1991年(平成3年)4月5日発行 「月刊リゾート情報」
セカンドハウス・テクニック
「資金計画からライフスタイルまで」

プロの目で選んだ土地に独創性ゆたかな家を建て、
   奥三河の大自然に囲まれて過ごすのどかな日々、
 田舎暮らしの仕掛人が実践する悠々自適ライフ

  「川のほとりの200坪の土地が彼をカントリーライフに導いた!」

 豊川市にある不動産会社に勤務する福田健史さんは、仕事で奥三河一帯の物件を扱うと同時に、カントリーライフ普及のためにPR誌「田舎専科」なども発行している。そんな彼が自ら田舎暮らしを実践することになったのは、2年前のことだ。 「200坪で300万円という格安の土地があったんです。川添いの土地で、増水で年に一回水のつく土地の為、安かったのですが、私には二度とお目にかかれないような素晴しい環境に思えたんですよ。

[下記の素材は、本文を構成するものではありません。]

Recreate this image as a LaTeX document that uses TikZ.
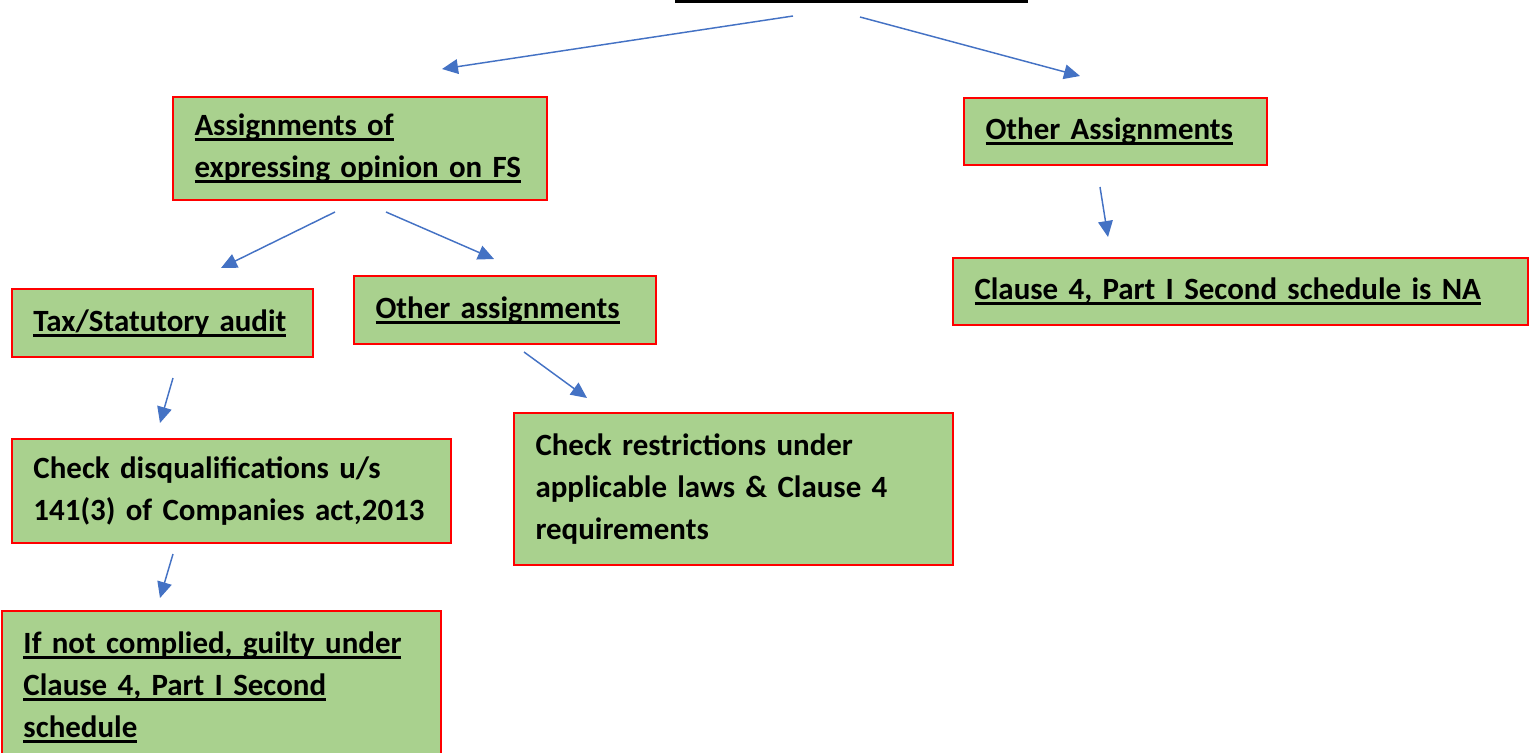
\documentclass[tikz,border=0pt]{standalone}
\usepackage{fontspec}
\setmainfont{Carlito}
\usetikzlibrary{arrows.meta}
\definecolor{boxfill}{HTML}{A9D18E}
\definecolor{boxline}{HTML}{FF0000}
\definecolor{arrowblue}{HTML}{4472C4}
% underlined line of text with a heavy rule
\newcommand\ulline[1]{\leavevmode\setbox0\hbox{#1}\rlap{\rule[-4pt]{\wd0}{1.9pt}}\box0}
\begin{document}
\begin{tikzpicture}[x=0.75pt,y=-0.75pt,
  box/.style={draw=boxline, line width=1.5pt, fill=boxfill,
    inner xsep=16.125pt, inner ysep=0pt, align=left, anchor=center,
    font=\bfseries\fontsize{23.2}{31.5}\selectfont},
  link/.style={draw=arrowblue, line width=1.1pt,
    -{Triangle[length=12pt,width=11pt]}}]
\useasboundingbox (0,0) rectangle (1532,753);

% heading rule at the top edge
\fill (675,0) rectangle (1028,2.5);

% boxes
\node[box, text width=248.25pt, minimum height=77.25pt] (fs) at (360,148.5)
  {\ulline{Assignments of}\\ \ulline{expressing opinion on FS}};
\node[box, text width=195pt, minimum height=50.25pt] (other) at (1115.5,131.5)
  {\ulline{Other Assignments}};
\node[box, text width=399pt, minimum height=50.25pt] (na) at (1240.5,291.5)
  {\ulline{Clause 4, Part I Second schedule is NA}};
\node[box, text width=193.5pt, minimum height=51pt] (tax) at (162.5,323)
  {\ulline{Tax/Statutory audit}};
\node[box, text width=194.25pt, minimum height=51pt] (oth) at (505,310)
  {\ulline{Other assignments}};
\node[box, text width=297pt, minimum height=78pt] (disq) at (231.5,491)
  {Check disqualifications u/s\\ 141(3) of Companies act,2013};
\node[box, text width=297pt, minimum height=114pt] (restr) at (733.5,489)
  {Check restrictions under\\ applicable laws \& Clause 4\\ requirements};
\node[box, text width=297pt, minimum height=114pt] (guilty) at (221.5,687)
  {\ulline{If not complied, guilty under}\\ \ulline{Clause 4, Part I Second}\\ \ulline{schedule}};

% connector ends
\coordinate (t1s) at (793,16);   \coordinate (t1e) at (442,69);
\coordinate (t2s) at (860,17);   \coordinate (t2e) at (1080,76);
\coordinate (a1s) at (335,212);  \coordinate (a1e) at (221,268);
\coordinate (a2s) at (386,212);  \coordinate (a2e) at (494,259);
\coordinate (b1s) at (173,378);  \coordinate (b1e) at (160,423);
\coordinate (b2s) at (524,352);  \coordinate (b2e) at (587,398);
\coordinate (c1s) at (173,554);  \coordinate (c1e) at (160,598);
\coordinate (d1s) at (1100,187); \coordinate (d1e) at (1108,237);

\draw[link] (t1s) -- (t1e);
\draw[link] (t2s) -- (t2e);
\draw[link] (a1s) -- (a1e);
\draw[link] (a2s) -- (a2e);
\draw[link] (b1s) -- (b1e);
\draw[link] (b2s) -- (b2e);
\draw[link] (c1s) -- (c1e);
\draw[link] (d1s) -- (d1e);
\end{tikzpicture}
\end{document}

」  それまで何百という物件を見てきたプロの目にかなったその土地は、鳳来町の布里というところにあり、周囲を緑に囲まれ、目の前を寒狭川の清流が静かに流れる。福田さんはその風景に完全に心を奪われてしまったのだ。 「10年に一度くらいは、川が氾濫して家が濡れる心配があるというんですが、結局畳と家財道具が犠牲になるくらいでしょう。そう思えば、電気製品なんて10年もたてば普通買い換えますからね。」  危険といわれた土地でも、ちょっとした発想の転換で素晴しい土地になる。家を建てる時にも、福田さんは独自の発想法で実にユニークなプラン作りを進めた。 「まず家の向きは川のある東向きにしました。昼過ぎの陽当りより、朝日と川の眺望をいかすということを最優先させたかったんです。 こういう環境ですから、非日常性をなるべく楽しみたかった。そのために個室をなくして、リビングを思いきり広く取る、というような大胆な間取りを心がけました」  さらに内装にも様々な工夫の後が見られる。浴室は夜空と川が眺められるように温室で作った。リビングの窓も大胆なくらいに広く取ってある。これももちろん川を眺めるため。居住スペースを広くするために廊下をなくし、個室も設けていない。そして、何より個性的な点は、材料面。“安い材料を安っぽく見せない”のが福田さんの腕の見せ所だという。 「壁はすべて米板ベニアだけに統一、畳にはへりをつけない、瓦もセメント瓦と呼ばれる一番安いヤツにしたんですよ。」  セメント瓦は機能的には問題ないが、重量感に欠けると敬遠されている。しかし、そんな考えは見栄でしかないと、福田さんは笑い飛ばす。屋根材は雨漏りしなければいい、と豪快にいってのける。 「材料にカネをかければイイ家だと自己満足になっても合理的ではないと思うんです。もちろんただケチればいいというわけではなく、かけるべきところにはかけるべきだということですね。たとえば、この家なら冬は冷え込むから、各室に床暖房やセントラルクリーナーを配置して健康な家にするという具合にです。」